Солнечный свет ложился углом на пушистое оранжевое одеяло, и согретый им плюш тепло лоснился. Согнутая в локте рука Валентины с лёгкими, беспомощно и вяло раскрытыми пальцами лежала на простыне; Валентина спала... Но солнечное пятно всё передвигалось, ослепительно забелело на рукавчике ночной рубашки, позолотило тонкую круглую шею с крохотной жилкой, слабо пульсировавшей над узкой ключицей.
Валентина нахмурилась, потом сонные синие глаза заблестели навстречу утреннему солнцу.
Комната совсем ещё чужая: блуждающий взгляд открывает вдруг то забелённую цепочку на печной отдушине, то гвоздь, неизвестно кем и для какой надобности вколоченный под самым потолком. Валентина попробовала представить все углы, которые ей пришлось обживать, и с чувством падающего человека, хватающегося за любую опору, окинула взглядом то, что помогало ей осваиваться на новых местах. Все эти коврики, скатерти, драпировки были тем пухом, которым она устилала свои случайные гнёзда, который делал их похожими именно на её, а не на чужое жильё.
— Что же я лежу? — спохватилась она, быстро села в постели и приподняла на ладони крохотные часики, повешенные на спинке кровати, — было только половина седьмого.
Работа в больнице начиналась много позднее, и Валентина успокоенно вздохнула — она не любила опаздывать. Воспоминание о больнице, о наладившихся сразу отношениях и с больными и с медицинским персоналом настроило Валентину по-хорошему. За окнами, совсем близко, надрываясь, кудахтала курица. Валентина распахнула оконные створки и рассмеялась от удовольствия — такое благодатное, мягкое тепло хлынуло в комнату.
— Ну как не кудахтать в такое утро!
Китаец-огородник протрусил мимо. Со своими корзинами, низко подвешенными на длинном прямом коромысле, он походил на качающиеся весы. В корзинках торчал пучками бело-розовый редис, курчавилась китайская капуста, похожая на кочанный салат.
Валентина посмотрела вслед китайцу и подумала, что весна прошла, вот уж и редиска успела вырасти, а она, Валентина, и не заметила, как и когда прошла эта весна. Правда, она много видела за это время, но постоянная смена людей и мест в течение двух месяцев только утомила её. Так всю жизнь: едва привыкнув к новой обстановке, она уже летела дальше, одинокая и бездомная, как осеннее перекати-поле.
В коридоре, где стоял общий умывальник, Валентина прислушалась, как бегала по кухне, громко топоча пятками, её молоденькая соседка.
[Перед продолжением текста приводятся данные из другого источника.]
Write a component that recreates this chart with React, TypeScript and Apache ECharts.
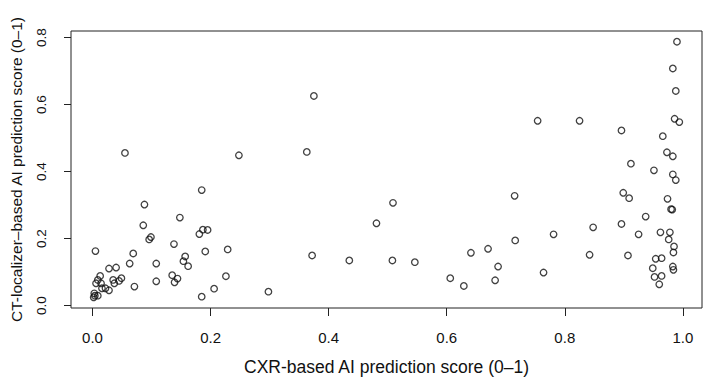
import React, { useEffect, useRef } from "react";
import * as echarts from "echarts";

const xTicks = [0, 0.2, 0.4, 0.6, 0.8, 1.0];
const yTicks = [0, 0.2, 0.4, 0.6, 0.8];

const xTitle = "CXR-based AI prediction score (0–1)";
const yTitle = "CT-localizer–based AI prediction score (0–1)";

// CXR-based score (x) and CT-localizer-based score (y)
const cxrScore = [
  // bottom-left cluster
  0.005, 0.013, 0.006, 0.009, 0.0145, 0.016, 0.022, 0.028, 0.028, 0.040, 0.035, 0.037, 0.045, 0.049,
  0.003, 0.004, 0.002, 0.009, 0.063, 0.069, 0.071,
  // left-middle
  0.055, 0.248, 0.185, 0.088, 0.148, 0.086, 0.181, 0.187, 0.195, 0.096, 0.099, 0.138, 0.108, 0.157,
  0.154, 0.162, 0.191, 0.229, 0.135, 0.144, 0.139, 0.226, 0.108, 0.206, 0.185,
  // middle
  0.375, 0.363, 0.509, 0.481, 0.372, 0.435, 0.508, 0.546, 0.298, 0.754, 0.825, 0.715, 0.848, 0.781,
  0.716, 0.641, 0.670, 0.842, 0.687, 0.764, 0.606, 0.682, 0.629,
  // right cluster
  0.990, 0.983, 0.988, 0.986, 0.994, 0.966, 0.973, 0.983, 0.912, 0.951, 0.983, 0.988, 0.899, 0.909,
  0.974, 0.980, 0.982, 0.937, 0.896, 0.925, 0.962, 0.978, 0.976, 0.985, 0.984, 0.907, 0.954, 0.964,
  0.949, 0.983, 0.984, 0.952, 0.964, 0.960, 0.896,
];
const ctScore = [
  0.163, 0.089, 0.067, 0.077, 0.067, 0.052, 0.052, 0.046, 0.111, 0.114, 0.077, 0.067, 0.074, 0.082,
  0.037, 0.030, 0.025, 0.030, 0.126, 0.156, 0.057,
  0.456, 0.449, 0.345, 0.302, 0.263, 0.240, 0.214, 0.227, 0.226, 0.198, 0.205, 0.184, 0.126, 0.147,
  0.133, 0.118, 0.162, 0.168, 0.091, 0.081, 0.070, 0.088, 0.073, 0.051, 0.027,
  0.626, 0.459, 0.307, 0.246, 0.150, 0.135, 0.135, 0.130, 0.042, 0.552, 0.552, 0.328, 0.234, 0.213,
  0.195, 0.158, 0.170, 0.152, 0.117, 0.099, 0.082, 0.076, 0.059,
  0.788, 0.708, 0.641, 0.558, 0.548, 0.506, 0.458, 0.446, 0.424, 0.404, 0.392, 0.375, 0.337, 0.321,
  0.319, 0.288, 0.287, 0.266, 0.244, 0.213, 0.219, 0.219, 0.198, 0.177, 0.159, 0.150, 0.140, 0.142,
  0.112, 0.117, 0.107, 0.086, 0.089, 0.064, 0.523,
];

export default function App() {
  const ref = useRef<HTMLDivElement>(null);
  useEffect(() => {
    if (!ref.current) return;
    const chart = echarts.init(ref.current, undefined, { renderer: "svg" });
    const data = cxrScore.map((x, i) => [x, ctScore[i]]);
    const font = "Liberation Sans, Arial, Helvetica, sans-serif";
    chart.setOption({
      animation: false,
      backgroundColor: "#ffffff",
      grid: {
        left: 65,
        right: 4,
        top: 31,
        bottom: 72,
        show: true,
        borderColor: "#222",
        borderWidth: 1,
        backgroundColor: "transparent",
      },
      xAxis: {
        type: "value",
        min: -0.0364,
        max: 1.0324,
        splitLine: { show: false },
        axisLine: { show: false, onZero: false },
        axisTick: {
          show: true,
          customValues: xTicks,
          length: 8,
          lineStyle: { color: "#222", width: 1 },
        },
        axisLabel: {
          customValues: xTicks,
          formatter: (v: number) => v.toFixed(1),
          color: "#111",
          fontSize: 15,
          fontFamily: font,
          margin: 22,
        },
        name: xTitle,
        nameLocation: "middle",
        nameGap: 50,
        nameTextStyle: { color: "#111", fontSize: 17.5, fontFamily: font },
      },
      yAxis: {
        type: "value",
        min: -0.0068,
        max: 0.8199,
        splitLine: { show: false },
        axisLine: { show: false, onZero: false },
        axisTick: {
          show: true,
          customValues: yTicks,
          length: 7,
          lineStyle: { color: "#222", width: 1 },
        },
        axisLabel: {
          customValues: yTicks,
          formatter: (v: number) => v.toFixed(1),
          rotate: 90,
          color: "#111",
          fontSize: 13.5,
          fontFamily: font,
          margin: 23,
        },
        name: yTitle,
        nameLocation: "middle",
        nameGap: 47,
        nameTextStyle: { color: "#111", fontSize: 15.5, fontFamily: font },
      },
      series: [
        {
          type: "scatter",
          data,
          symbol: "circle",
          symbolSize: 6.5,
          itemStyle: {
            color: "rgba(255,255,255,0)",
            borderColor: "#111",
            borderWidth: 1.3,
          },
        },
      ],
    });
    return () => chart.dispose();
  }, []);
  return (
    <div
      ref={ref}
      style={{ position: "absolute", left: 0, top: 0, width: 706, height: 381 }}
    />
  );
}
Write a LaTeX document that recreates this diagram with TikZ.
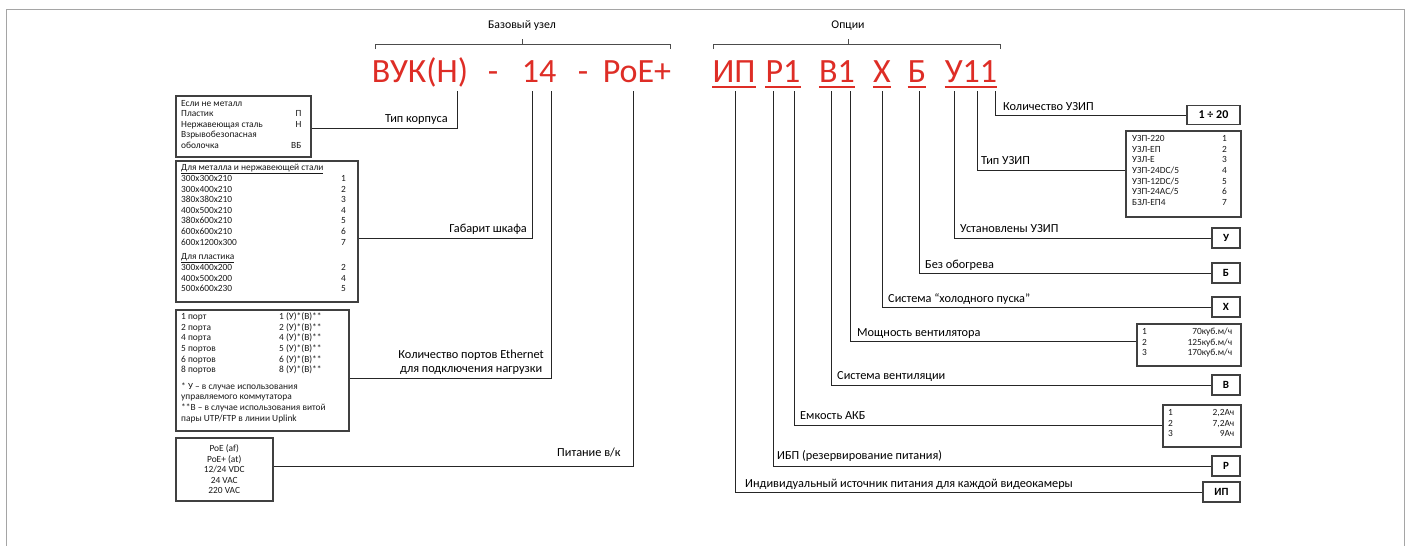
\documentclass[tikz,border=0pt]{standalone}
\usepackage{fontspec}
\setmainfont{Carlito}
\usetikzlibrary{calc}
\definecolor{codered}{RGB}{222,45,38}
\definecolor{framegray}{RGB}{165,165,165}
\begin{document}
\begin{tikzpicture}[x=1pt,y=-1pt,
  conn/.style={draw=black!85, line width=1pt},
  boxst/.style={draw=black!75, line width=1.5pt, fill=white, inner sep=0pt, anchor=north west},
  btxt/.style={inner sep=0pt, anchor=north west, font=\fontsize{9.4}{10.6}\selectfont, text=black!90},
  lbl/.style={inner sep=0pt, anchor=base west, font=\fontsize{12.3}{14}\selectfont, text=black},
  code/.style={inner sep=0pt, anchor=base, text=codered, font=\fontsize{34}{34}\selectfont},
  uline/.style={draw=codered, line width=1.8pt},
  hdr/.style={inner sep=0pt, anchor=base, font=\fontsize{11.8}{13}\selectfont},
  brk/.style={draw=black!70, line width=0.8pt},
  letterbox/.style={draw=black!75, line width=1.5pt, fill=white, inner sep=0pt, minimum width=28pt, minimum height=20pt, font=\bfseries\fontsize{11}{12}\selectfont, anchor=center}
]
\useasboundingbox (0,0) rectangle (1408,546);
\draw[framegray, line width=1.5pt] (6.5,546) -- (6.5,9.5) -- (1404.5,9.5) -- (1404.5,546);

% headers and brackets
\node[hdr] (hb) at (522,28) {Базовый узел};
\draw[brk] (375,49) -- (375,44) -- (670,44) -- (670,49);
\draw[brk] (522,44) -- (522,39);
\node[hdr] (ho) at (848,28) {Опции};
\draw[brk] (713,49) -- (713,44) -- (1000,44) -- (1000,49);
\draw[brk] (848,44) -- (848,39);

% code
\node[code] (c1) at (420,82) {ВУК(Н)};
\node[code] (d1) at (493,82) {-};
\node[code] (c2) at (539,82) {14};
\node[code] (d2) at (583,82) {-};
\node[code] (c3) at (637,82) {PoE+};
\node[code] (o1) at (734,82) {ИП};
\node[code] (o2) at (783,82) {Р1};
\node[code] (o3) at (837,82) {В1};
\node[code] (o4) at (882,82) {Х};
\node[code] (o5) at (917,82) {Б};
\node[code] (o6) at (971,82) {У11};
\foreach \n in {o1,o2,o3,o4,o5,o6}
  \draw[uline] ([yshift=-5pt]\n.base west) -- ([yshift=-5pt]\n.base east);

% left boxes
\node[boxst, minimum width=135pt, minimum height=61pt] (b1) at (175,95) {};
\node[btxt] (b1t) at (181,98.5) {\begin{tabular}{@{}p{110pt}@{}r@{}}
Если не металл & \\
Пластик & П\\
Нержавеющая сталь & Н\\
Взрывобезопасная & \\
оболочка & ВБ
\end{tabular}};

\node[boxst, minimum width=182pt, minimum height=141pt] (b2) at (175,160) {};
\node[btxt] (b2t) at (181,163) {\begin{tabular}{@{}p{160pt}@{}r@{}}
\multicolumn{2}{@{}l@{}}{\underline{Для металла и нержавеющей стали}}\\
300x300x210 & 1\\
300x400x210 & 2\\
380x380x210 & 3\\
400x500x210 & 4\\
380x600x210 & 5\\
600x600x210 & 6\\
600x1200x300 & 7\\[4pt]
\multicolumn{2}{@{}l@{}}{\underline{Для пластика}}\\
300x400x200 & 2\\
400x500x200 & 4\\
500x600x230 & 5
\end{tabular}};

\node[boxst, minimum width=173pt, minimum height=121pt] (b3) at (175,309) {};
\node[btxt] (b3t) at (181,312) {\begin{tabular}{@{}p{98pt}@{}l@{}}
1 порт & 1 (У)*(В)**\\
2 порта & 2 (У)*(В)**\\
4 порта & 4 (У)*(В)**\\
5 портов & 5 (У)*(В)**\\
6 портов & 6 (У)*(В)**\\
8 портов & 8 (У)*(В)**\\[6pt]
\multicolumn{2}{@{}l@{}}{* У – в случае использования}\\
\multicolumn{2}{@{}l@{}}{управляемого коммутатора}\\
\multicolumn{2}{@{}l@{}}{**В – в случае использования витой}\\
\multicolumn{2}{@{}l@{}}{пары UTP/FTP в линии Uplink}
\end{tabular}};

\node[boxst, minimum width=97pt, minimum height=63pt] (b4) at (175,437) {};
\node[btxt, anchor=center, align=center] (b4t) at (b4.center) {PoE (af)\\PoE+ (at)\\12/24 VDC\\24 VAC\\220 VAC};

% left connectors
\coordinate (v1) at (457,91);
\coordinate (v2) at (532,91);
\coordinate (v3) at (551,91);
\coordinate (v4) at (633,91);
\draw[conn] (v1) |- ([yshift=-2pt]b1.east);
\draw[conn] (v2) |- ([yshift=-7.5pt]b2.east);
\draw[conn] (v3) |- ([yshift=-8.5pt]b3.east);
\draw[conn] (v4) |- ([yshift=2.5pt]b4.east);

\node[lbl] (l1) at (385,122) {Тип корпуса};
\node[lbl, anchor=base east] (l2) at (527,232) {Габарит шкафа};
\node[lbl, anchor=south east, align=center] (l3) at (544,375) {Количество портов Ethernet\\для подключения нагрузки};
\node[lbl] (l4) at (557,456) {Питание в/к};

% right boxes
\node[letterbox, minimum width=53pt, minimum height=19pt, font=\bfseries\fontsize{12}{13}\selectfont] (q20) at (1213.5,115) {1 ÷ 20};
\node[boxst, minimum width=115pt, minimum height=86pt] (bu) at (1125,130) {};
\node[btxt] (but) at (1132,134) {\begin{tabular}{@{}p{90pt}@{}r@{}}
УЗП-220 & 1\\
УЗЛ-ЕП & 2\\
УЗЛ-Е & 3\\
УЗП-24DC/5 & 4\\
УЗП-12DC/5 & 5\\
УЗП-24AC/5 & 6\\
БЗЛ-ЕП4 & 7
\end{tabular}};
\node[letterbox] (bU) at (1226,238) {У};
\node[letterbox] (bB) at (1226,273) {Б};
\node[letterbox] (bX) at (1226,307) {Х};
\node[boxst, minimum width=104pt, minimum height=42pt] (bf) at (1136,323) {};
\node[btxt] (bft) at (1142,327) {\begin{tabular}{@{}p{12pt}@{}l@{}}
1 & \makebox[78pt][r]{70куб.м/ч}\\
2 & \makebox[78pt][r]{125куб.м/ч}\\
3 & \makebox[78pt][r]{170куб.м/ч}
\end{tabular}};
\node[letterbox] (bV) at (1226,385) {В};
\node[boxst, minimum width=78pt, minimum height=42pt] (ba) at (1162,404) {};
\node[btxt] (bat) at (1168,408) {\begin{tabular}{@{}p{12pt}@{}l@{}}
1 & \makebox[54pt][r]{2,2Ач}\\
2 & \makebox[54pt][r]{7,2Ач}\\
3 & \makebox[54pt][r]{9Ач}
\end{tabular}};
\node[letterbox] (bR) at (1226,466) {Р};
\node[letterbox, minimum width=37pt] (bIP) at (1221.5,492) {ИП};

% right connectors
\coordinate (w1) at (995,91);
\coordinate (w2) at (977,91);
\coordinate (w3) at (954,91);
\coordinate (w4) at (919,91);
\coordinate (w5) at (882,91);
\coordinate (w6) at (850,91);
\coordinate (w7) at (831,91);
\coordinate (w8) at (794,91);
\coordinate (w9) at (773,91);
\coordinate (w10) at (735,91);
\draw[conn] (w1) |- (q20.west);
\draw[conn] (w2) |- ([yshift=3pt]bu.west);
\draw[conn] (w3) |- (bU.west);
\draw[conn] (w4) |- (bB.west);
\draw[conn] (w5) |- (bX.west);
\draw[conn] (w6) |- ([yshift=3pt]bf.west);
\draw[conn] (w7) |- (bV.west);
\draw[conn] (w8) |- (ba.west);
\draw[conn] (w9) |- (bR.west);
\draw[conn] (w10) |- (bIP.west);

\node[lbl] (r1) at (1003,110) {Количество УЗИП};
\node[lbl] (r2) at (981,164) {Тип УЗИП};
\node[lbl] (r3) at (960,232) {Установлены УЗИП};
\node[lbl] (r4) at (925,268) {Без обогрева};
\node[lbl] (r5) at (888,302) {Система “холодного пуска”};
\node[lbl] (r6) at (857,336) {Мощность вентилятора};
\node[lbl] (r7) at (837,379) {Система вентиляции};
\node[lbl] (r8) at (800,419) {Емкость АКБ};
\node[lbl] (r9) at (777,459) {ИБП (резервирование питания)};
\node[lbl] (r10) at (745,487) {Индивидуальный источник питания для каждой видеокамеры};
\end{tikzpicture}
\end{document}
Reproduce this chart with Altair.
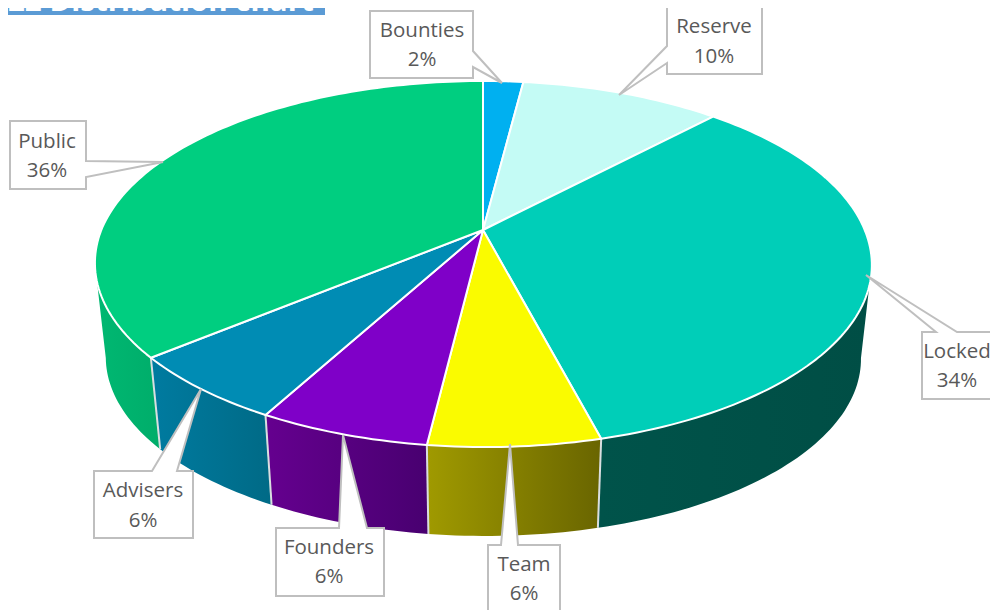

У соседки были муж и двое детей, и всё свободное от работы время она что-то варила, толкла, застирывала. Часто Валентина видела, как она штопала своему мужу носки, и сейчас, прислушиваясь к её беготне, почти со злорадством подумала:
«Да, так вот бегать, суетиться, прислужничать какой-то розовой самодовольной морде, не имея времени заглянуть в собственную душу! Может быть, даже бояться этого, как боится чахоточный узнать правду о своих разъеденных лёгких. А как же Анна? Ей ведь тоже приходится заниматься всякими домашними мелочами. Она и с ребёнком возится и за мужем ухаживает».
Валентина представила Анну с салфеткой в руках, снова вспомнила её простые, незабываемые слова: «Я и не думала, что замужем так хорошо! — вспомнила выражение её лица, с каким она обращалась к Андрею, — значит, она довольна и счастлива и все эти мелочи не тяготят её!».
Валентина любила представлять себя в недалёком будущем. Она поселится тогда в прекрасном городе, в удобном доме, где нудные домашние работы будут делаться легко и незаметно. Главное в том, что все смогут так жить, не забивая чужой жизни своими дырявыми носками и грязным бельём. Вот она, Валентина, идёт к дверям, за которыми её ожидает голубая, лёгкая, как ветер, машина. Вот она мчится по тёмному серебру асфальта. Ничего угрюмого! Самые тёплые, самые радостные цвета должны войти во все мелочи человеческой жизни.
Валентина оделась и вышла на улицу. Там её не ожидала сказочная голубая машина, но зато у ступенек сидела почти совсем голубая, необыкновенная собака и пышным своим хвостом разметала соринки на песке, что, наверное, обозначало:
— Доброе утро! Очень приятно видеть вас в таком настроении.